Ashes Burned and Blistered Parishioner’s Foreheads

On Ash Wednesday, parishioners of Saint Joseph’s church in Newtownshandrum, Co Cork received their cross ashes on their forehead as many Catholics around the world did, but something different happened at St. Joseph’s.

The parishioner’s foreheads began to burn and blistered where the ashes marked their foreheads.

When Father Baker realized what was happening he stopped using the ashes at once.

“It was while I was placing the ash on the foreheads of parishioners that people began complaining about a burning sensation on their foreheads.

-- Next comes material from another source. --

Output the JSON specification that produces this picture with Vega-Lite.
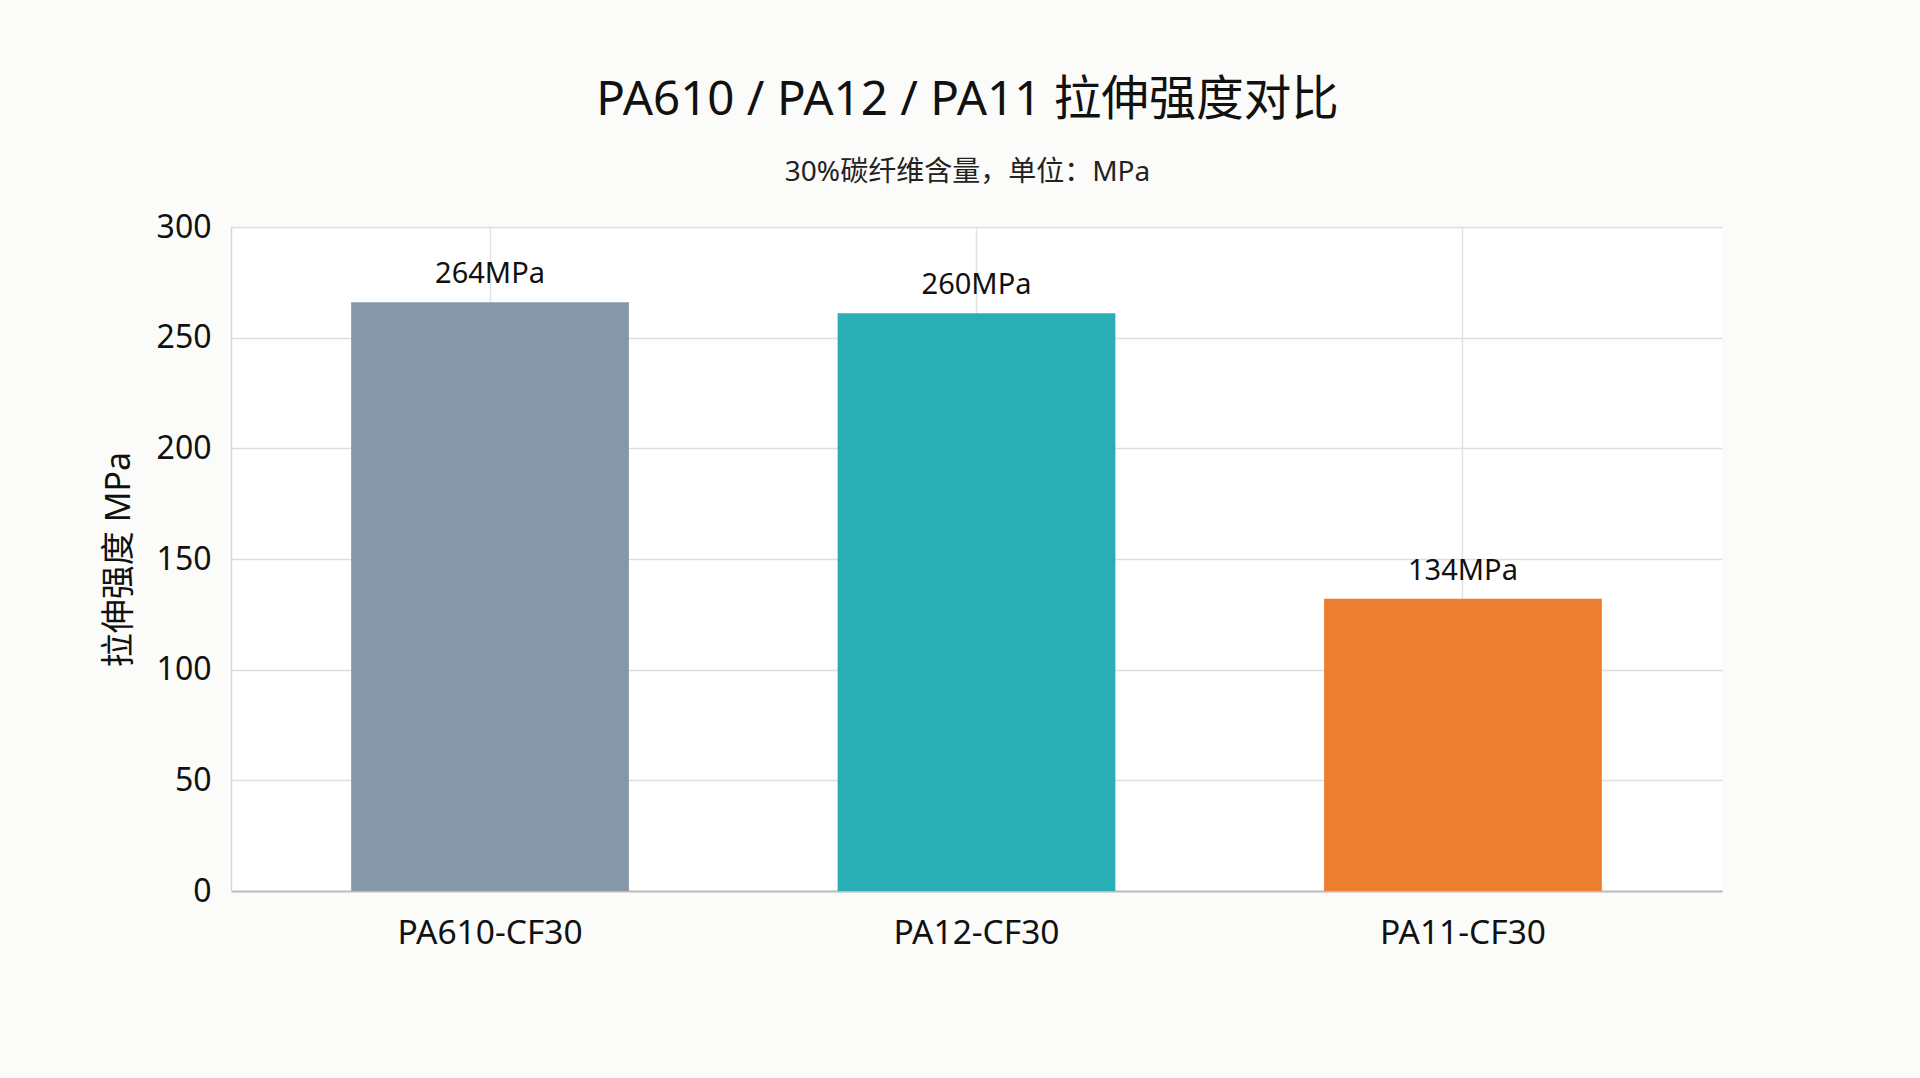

“I was surprised by it as I was dipping my thumb in the ashes but did not have any sort of reaction to it myself.“Once I was made aware of it, I ceased giving out any more ashes and alerted the parishioners from the altar that they should immediately remove the ashes from their heads.”

The ashes have since been sent to a lab for investigation into what could have caused the burning and blistering of the parishioners skin.

Father Baker insists this was not a supernatural event.

I want to focus on that last sentence for a minute.

I’m not sure if the word “insists” is an accurate reflection of Fr. Baker’s statement or a writerly interpolation, but it seems likely that a priest, looking to reassure a stricken and possibly jittery congregation, would hold firm to the idea that there is a perfectly natural explanation to the experience.

Something caustic probably got in the ashes. This is, all things being equal, the most likely explanation. I doubt God was singling out a bunch of hapless Irish Catholics for a little vampire-style punishment on Ash Wednesday. That would just be too outre.

“It burns!”

Probability, however, is not certainty. There was a time when a priest would have looked at this experience and the “natural/not natural” assumption would have been about 50/50. Why so quick to insist, when encountering something strange in a faith where the supernatural is an integral part, that nothing supernatural is going? The priest is part of a supernatural experience every single day. Is it so outlandish that a penitential event might begin with something a little extra-penitential?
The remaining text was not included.